Empty road curves along high ridge with green valleys, distant peaks, wildflowers, and sunset clouds.

Empty road, wide sky, late light.

If you want quiet frames, this is the road to wait for. The best shots often come when the road feels almost empty and the clouds sit low enough to break the horizon into layers.

How to keep the photos clean

A good scene still needs good habits. The same mountain can look flat or dramatic depending on when you stop, how far you step back, and whether you give the frame room to breathe.

Start early. Stay flexible. Check road status before you drive up. In mountain weather, that last step matters more than people expect.

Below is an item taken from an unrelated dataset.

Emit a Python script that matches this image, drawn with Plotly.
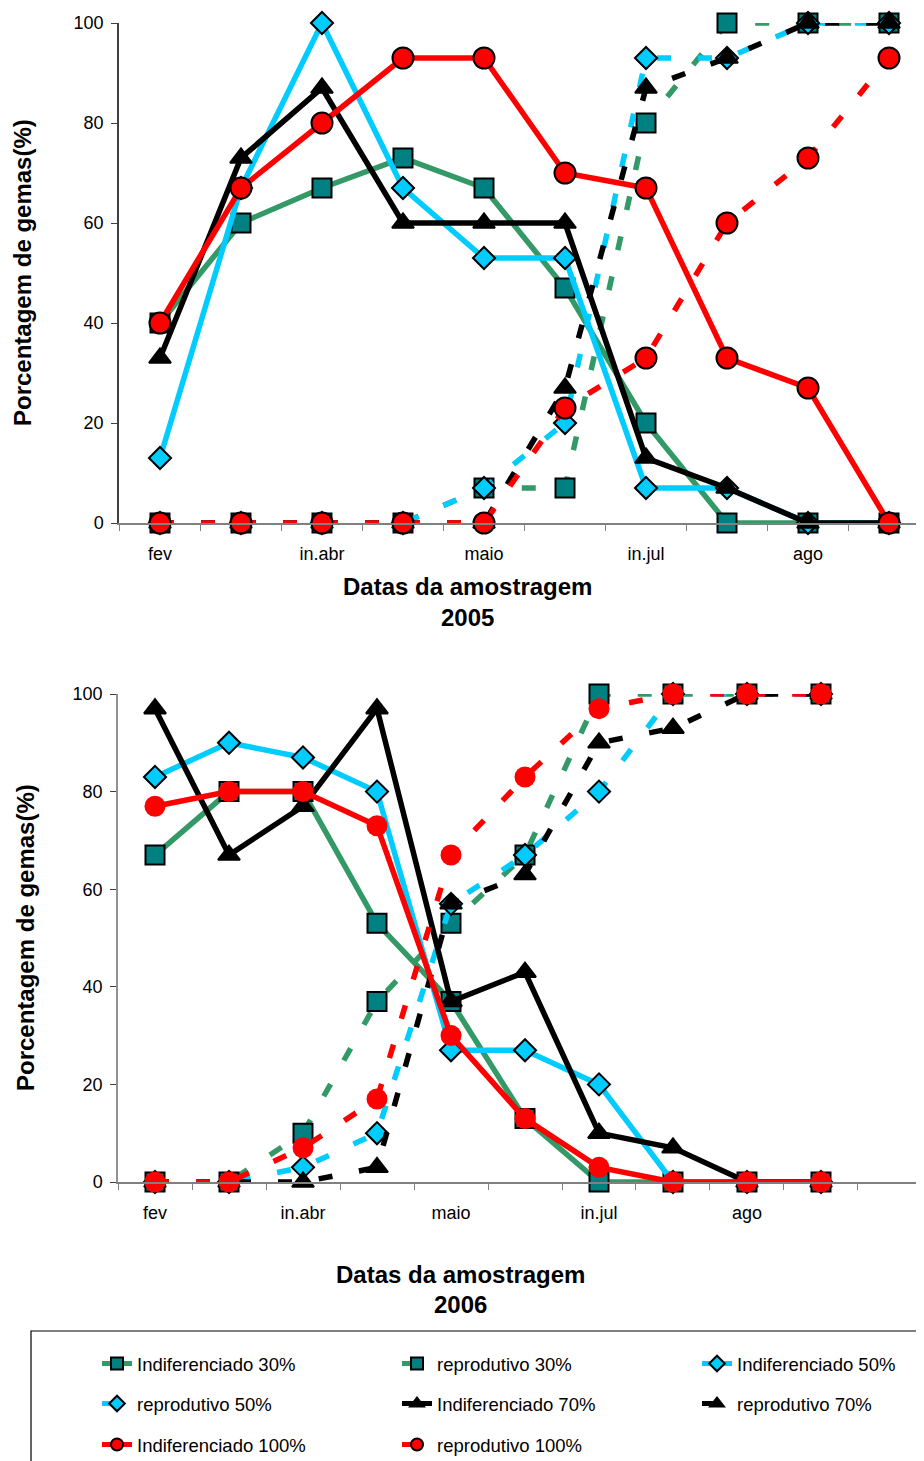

Photographer back to viewer at Bâlea Lake viewpoint on Transfagarasan captures mountain panorama at dawn with pink skies on water.

A simple field kit is enough for most of these places:

  • A wide lens helps at castles and broad ridge views.
  • A telephoto lens pulls towers and curves closer together.
  • A polarizer cuts glare on water and stone.
  • A tripod helps at dawn and in shaded courtyards.
  • Safe pullouts beat risky shoulders every time.

The weather can shift fast in the Carpathians, so watch for fog, wind, and low cloud. If a viewpoint looks crowded, wait ten minutes. It usually clears enough for a better frame.

One more thing. Long mountain drives need a slower pace than most travelers expect. The best photos often come after the first stop, not the first glance.

Final Thoughts

Romania gives you a rare mix, solid stone and moving roads. That’s why the best frames feel different here. Castles give you shape. Mountain passes give you motion. Together, they keep a trip from feeling repetitive.

If you’re planning around May 2026, use the open castle routes now and save the high passes for later in the season. Bran, Peleș, Corvin, Poenari, Bâlea Lake, and the high bends of Transalpina each ask for a different kind of light, but they all reward patience.

Would you rather stand under Bran’s hill at sunrise or wait for Bâlea Lake’s first clear morning?